Working Group Calls for Action
Chaired by Philipp da Cunha and Jarosław Wałęsa, the Working Group discussed the calls for action in the 32nd Resolution of the BSPC at the Berlin Conference. The draft was based on the expert presentations, discussions, and input during the three years of the working group’s existence. Mr Kacper Płażyński, Ms Claudia Müller, Ms Lene Westgaard-Halle, Chairman Philipp da Cunha, Prof Jānis Vucāns, Mr Jarosław Wałęsa, Secretary General Bodo Bahr, Ms Emma Nohrén, Mr Simon Påvals and Mr Alexander Mohrenberg contributed to the discussion about the wording of the various calls.

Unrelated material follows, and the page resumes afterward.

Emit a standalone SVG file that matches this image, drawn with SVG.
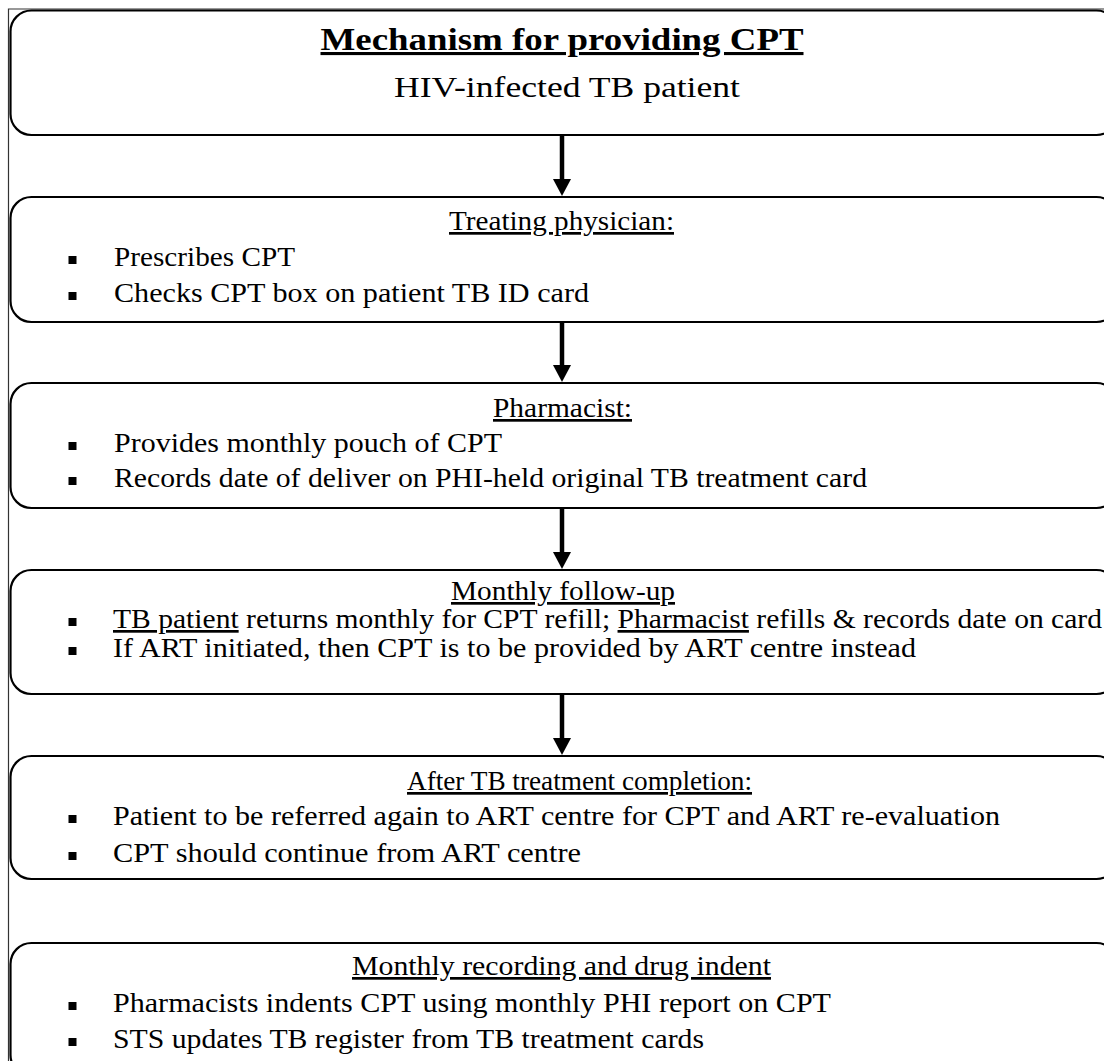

In particular, Mr Płażyński favoured a diversification of supplies in technology and resources, not to rely on challenging countries. Regarding the proposed inclusion of nuclear power in the calls, there were differing opinions from the various BSPC delegations, respective to their countries’ political approaches. Mr Bahr suggested a phrasing in line with e.g., the notes of the EU Commission during the CBSS offshore wind conference the week before in Berlin and the result of the working groups discussion one year before in Mariehamn to reflect the nations’ diverging energy strategies. This found the working group’s unanimous approval.

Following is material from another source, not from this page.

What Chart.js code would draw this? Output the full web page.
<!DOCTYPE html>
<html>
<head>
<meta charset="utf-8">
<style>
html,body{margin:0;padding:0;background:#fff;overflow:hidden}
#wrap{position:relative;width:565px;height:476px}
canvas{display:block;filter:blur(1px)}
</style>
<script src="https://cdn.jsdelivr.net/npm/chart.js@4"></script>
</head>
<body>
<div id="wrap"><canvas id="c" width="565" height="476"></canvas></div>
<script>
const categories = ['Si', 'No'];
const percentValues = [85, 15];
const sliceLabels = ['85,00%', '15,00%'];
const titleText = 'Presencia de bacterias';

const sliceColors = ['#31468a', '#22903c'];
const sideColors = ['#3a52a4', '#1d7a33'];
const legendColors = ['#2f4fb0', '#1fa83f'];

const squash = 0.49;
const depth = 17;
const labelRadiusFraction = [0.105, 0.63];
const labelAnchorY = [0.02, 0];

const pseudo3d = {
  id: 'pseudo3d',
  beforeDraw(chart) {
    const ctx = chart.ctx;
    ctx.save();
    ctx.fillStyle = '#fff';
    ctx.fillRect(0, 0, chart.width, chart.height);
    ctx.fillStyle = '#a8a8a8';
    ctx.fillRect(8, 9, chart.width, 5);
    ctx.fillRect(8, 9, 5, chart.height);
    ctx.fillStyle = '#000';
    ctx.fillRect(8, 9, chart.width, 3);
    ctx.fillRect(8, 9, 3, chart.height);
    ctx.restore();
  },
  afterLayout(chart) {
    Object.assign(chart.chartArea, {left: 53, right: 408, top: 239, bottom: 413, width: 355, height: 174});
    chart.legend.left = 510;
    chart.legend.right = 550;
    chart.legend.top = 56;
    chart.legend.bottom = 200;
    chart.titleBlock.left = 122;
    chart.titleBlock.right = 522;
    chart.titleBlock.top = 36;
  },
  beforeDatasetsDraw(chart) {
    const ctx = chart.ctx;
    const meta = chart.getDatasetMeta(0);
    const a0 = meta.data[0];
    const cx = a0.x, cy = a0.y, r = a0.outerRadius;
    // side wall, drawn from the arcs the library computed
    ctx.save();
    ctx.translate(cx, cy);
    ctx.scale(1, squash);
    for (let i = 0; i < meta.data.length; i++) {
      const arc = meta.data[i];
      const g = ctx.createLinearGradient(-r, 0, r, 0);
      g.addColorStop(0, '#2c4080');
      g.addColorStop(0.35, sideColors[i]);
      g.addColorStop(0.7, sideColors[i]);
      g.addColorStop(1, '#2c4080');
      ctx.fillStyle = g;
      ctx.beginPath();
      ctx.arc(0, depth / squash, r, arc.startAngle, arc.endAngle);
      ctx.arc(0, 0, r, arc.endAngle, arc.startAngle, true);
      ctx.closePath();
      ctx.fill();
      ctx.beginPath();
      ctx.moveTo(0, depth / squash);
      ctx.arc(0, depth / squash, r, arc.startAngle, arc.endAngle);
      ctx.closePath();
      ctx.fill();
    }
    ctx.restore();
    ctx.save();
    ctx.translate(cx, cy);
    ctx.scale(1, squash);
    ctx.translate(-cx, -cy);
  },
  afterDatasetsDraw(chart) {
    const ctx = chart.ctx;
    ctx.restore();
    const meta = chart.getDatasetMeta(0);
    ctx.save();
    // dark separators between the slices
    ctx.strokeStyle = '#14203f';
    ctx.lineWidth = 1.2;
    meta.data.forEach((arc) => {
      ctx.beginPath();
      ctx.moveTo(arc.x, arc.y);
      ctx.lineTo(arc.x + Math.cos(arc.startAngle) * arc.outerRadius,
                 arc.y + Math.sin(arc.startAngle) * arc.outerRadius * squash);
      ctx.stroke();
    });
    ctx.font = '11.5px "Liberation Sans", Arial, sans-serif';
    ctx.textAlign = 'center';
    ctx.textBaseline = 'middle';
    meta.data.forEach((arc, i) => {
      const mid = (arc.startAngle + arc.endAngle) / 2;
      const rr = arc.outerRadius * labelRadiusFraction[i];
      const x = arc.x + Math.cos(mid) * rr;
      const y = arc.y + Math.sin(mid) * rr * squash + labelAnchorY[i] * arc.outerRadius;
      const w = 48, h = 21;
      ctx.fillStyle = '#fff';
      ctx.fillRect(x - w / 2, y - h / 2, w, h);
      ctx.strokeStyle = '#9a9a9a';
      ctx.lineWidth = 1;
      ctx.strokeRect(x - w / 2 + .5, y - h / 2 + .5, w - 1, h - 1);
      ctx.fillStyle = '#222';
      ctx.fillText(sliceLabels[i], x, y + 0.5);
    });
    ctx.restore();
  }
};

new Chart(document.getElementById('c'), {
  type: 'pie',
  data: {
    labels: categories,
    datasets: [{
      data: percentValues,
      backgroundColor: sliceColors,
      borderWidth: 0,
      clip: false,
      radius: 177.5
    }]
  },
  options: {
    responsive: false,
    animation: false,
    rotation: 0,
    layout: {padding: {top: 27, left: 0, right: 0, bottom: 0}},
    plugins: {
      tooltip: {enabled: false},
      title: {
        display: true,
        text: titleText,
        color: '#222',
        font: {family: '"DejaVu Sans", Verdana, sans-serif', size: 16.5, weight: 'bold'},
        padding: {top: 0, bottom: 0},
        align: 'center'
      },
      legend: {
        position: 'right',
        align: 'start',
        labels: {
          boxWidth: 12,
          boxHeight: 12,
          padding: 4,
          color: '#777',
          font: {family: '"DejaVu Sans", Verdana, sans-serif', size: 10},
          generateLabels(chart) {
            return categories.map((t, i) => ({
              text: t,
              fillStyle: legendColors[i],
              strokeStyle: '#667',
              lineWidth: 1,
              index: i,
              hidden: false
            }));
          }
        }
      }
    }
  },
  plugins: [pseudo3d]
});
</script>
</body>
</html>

Another point of discussion was how to involve the local level as a crucial aspect of climate change and biodiversity efforts. The call concerning carbon sequestration concerning forests also drew some discussion and the desire to mention various other areas, such as peatlands or mangroves. The issue of land degradation and forest management was also discussed to sharpen the call and create consensus. Finally, the working group considered the lack of transparency about actions and behaviour of the Russian Federation in the Baltic Sea which might hinder the goal of a clean and sustainable ocean to be taken into account by the BSPC Standing Committee for the 32nd resolution.

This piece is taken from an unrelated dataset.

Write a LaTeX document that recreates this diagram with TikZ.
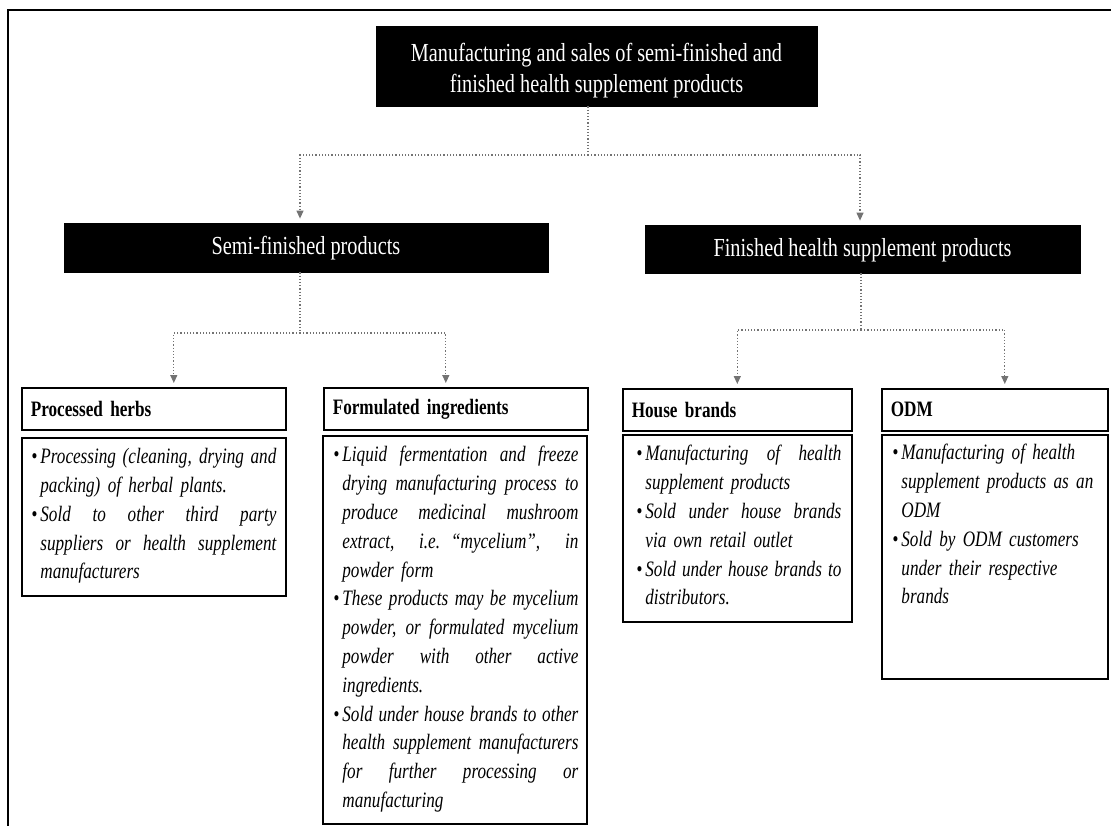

After further discussion, the Working Group unanimously agreed on 25 calls for action to the governments for inclusion in the 32nd BSPC resolution and adoption by the Annual Conference. These recommendations also considered the proposals of the previous Baltic Sea Parliamentary Youth Forum, in line with the results of the earlier consultations (recommendations here).
Chairman Philipp da Cunha noted that the governments’ answers to the working group’s survey had been detailed and informative, including the subsequent question regarding the policy changes due to the war in Ukraine. These statements were published on the BSPC website. The same applied to the working group’s previous calls for action to the governments incorporated in the 31st BSPC Resolution. Prof Jānis Vucāns explained that Estonia, after its recent elections, was still forming its BSPC delegation so that there was a small delay with that government’s reaction. The working group agreed to include all the governmental statements received in the final report. In addition, the report would follow the format of previous versions and would also include the results of the present meeting. The working group agreed on the procedure to complete the final report for its presentation to the BSPC Annual Conference in Berlin. Furthermore, the working group agreed to attach an executive summary of the final report.
The chairman further informed the group that the fourth session of the Berlin Conference would be devoted to the working group’s topic of climate change and biodiversity. This was when the final report would be presented.